GOAL OF THE EXERCISE: Starting at the first line of the data below, retype every line up to and including the one containing "from matplotlib.ticker import MultipleLocator".

DATA EXTRACT:
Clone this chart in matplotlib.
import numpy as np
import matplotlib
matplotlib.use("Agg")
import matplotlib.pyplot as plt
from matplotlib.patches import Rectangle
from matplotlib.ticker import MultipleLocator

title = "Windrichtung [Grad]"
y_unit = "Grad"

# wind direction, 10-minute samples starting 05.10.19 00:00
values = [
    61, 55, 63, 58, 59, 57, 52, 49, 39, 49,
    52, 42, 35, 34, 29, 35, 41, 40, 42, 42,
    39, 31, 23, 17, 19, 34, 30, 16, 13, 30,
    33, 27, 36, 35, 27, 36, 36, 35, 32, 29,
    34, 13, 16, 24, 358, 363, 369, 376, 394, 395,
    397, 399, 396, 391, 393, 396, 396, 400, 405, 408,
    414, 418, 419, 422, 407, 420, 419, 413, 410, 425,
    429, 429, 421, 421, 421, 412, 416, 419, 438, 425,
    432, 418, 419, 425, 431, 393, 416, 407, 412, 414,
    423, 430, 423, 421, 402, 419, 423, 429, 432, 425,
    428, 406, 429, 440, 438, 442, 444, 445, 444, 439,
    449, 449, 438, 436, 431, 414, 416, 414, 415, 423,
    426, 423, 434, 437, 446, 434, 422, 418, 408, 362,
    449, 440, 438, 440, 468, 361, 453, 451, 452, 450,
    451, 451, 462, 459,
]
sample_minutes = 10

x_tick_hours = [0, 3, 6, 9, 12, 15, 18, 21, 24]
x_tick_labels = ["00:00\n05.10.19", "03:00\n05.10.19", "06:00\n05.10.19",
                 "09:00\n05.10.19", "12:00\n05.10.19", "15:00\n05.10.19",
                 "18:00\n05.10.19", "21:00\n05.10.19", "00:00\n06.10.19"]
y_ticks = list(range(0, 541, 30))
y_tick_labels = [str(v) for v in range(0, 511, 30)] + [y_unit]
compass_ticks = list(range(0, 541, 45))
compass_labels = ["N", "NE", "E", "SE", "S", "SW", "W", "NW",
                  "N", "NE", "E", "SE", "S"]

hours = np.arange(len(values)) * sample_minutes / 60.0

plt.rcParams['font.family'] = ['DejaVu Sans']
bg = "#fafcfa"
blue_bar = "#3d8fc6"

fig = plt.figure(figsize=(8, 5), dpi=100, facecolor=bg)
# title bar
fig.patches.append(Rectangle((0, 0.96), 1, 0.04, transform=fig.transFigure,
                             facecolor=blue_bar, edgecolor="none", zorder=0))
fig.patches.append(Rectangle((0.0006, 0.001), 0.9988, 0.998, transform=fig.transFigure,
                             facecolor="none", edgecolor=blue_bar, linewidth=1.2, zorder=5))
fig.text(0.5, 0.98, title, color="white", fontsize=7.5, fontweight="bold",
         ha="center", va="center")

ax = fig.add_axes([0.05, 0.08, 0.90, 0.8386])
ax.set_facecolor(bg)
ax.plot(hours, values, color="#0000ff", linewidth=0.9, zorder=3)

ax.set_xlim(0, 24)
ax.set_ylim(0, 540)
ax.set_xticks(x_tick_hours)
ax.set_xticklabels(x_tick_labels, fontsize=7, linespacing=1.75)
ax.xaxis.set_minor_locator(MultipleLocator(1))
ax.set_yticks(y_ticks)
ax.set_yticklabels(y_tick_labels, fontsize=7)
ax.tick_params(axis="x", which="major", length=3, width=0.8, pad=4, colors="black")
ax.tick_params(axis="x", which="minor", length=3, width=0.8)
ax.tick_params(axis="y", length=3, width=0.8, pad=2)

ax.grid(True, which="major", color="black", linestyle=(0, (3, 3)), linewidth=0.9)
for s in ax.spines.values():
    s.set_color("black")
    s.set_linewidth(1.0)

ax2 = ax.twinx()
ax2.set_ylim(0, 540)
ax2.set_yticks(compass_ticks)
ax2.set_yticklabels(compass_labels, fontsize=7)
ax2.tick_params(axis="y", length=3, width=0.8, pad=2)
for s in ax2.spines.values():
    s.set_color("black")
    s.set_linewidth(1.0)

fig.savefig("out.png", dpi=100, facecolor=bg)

EXERCISE RESPONSE:
Clone this chart in matplotlib.
import numpy as np
import matplotlib
matplotlib.use("Agg")
import matplotlib.pyplot as plt
from matplotlib.patches import Rectangle
from matplotlib.ticker import MultipleLocator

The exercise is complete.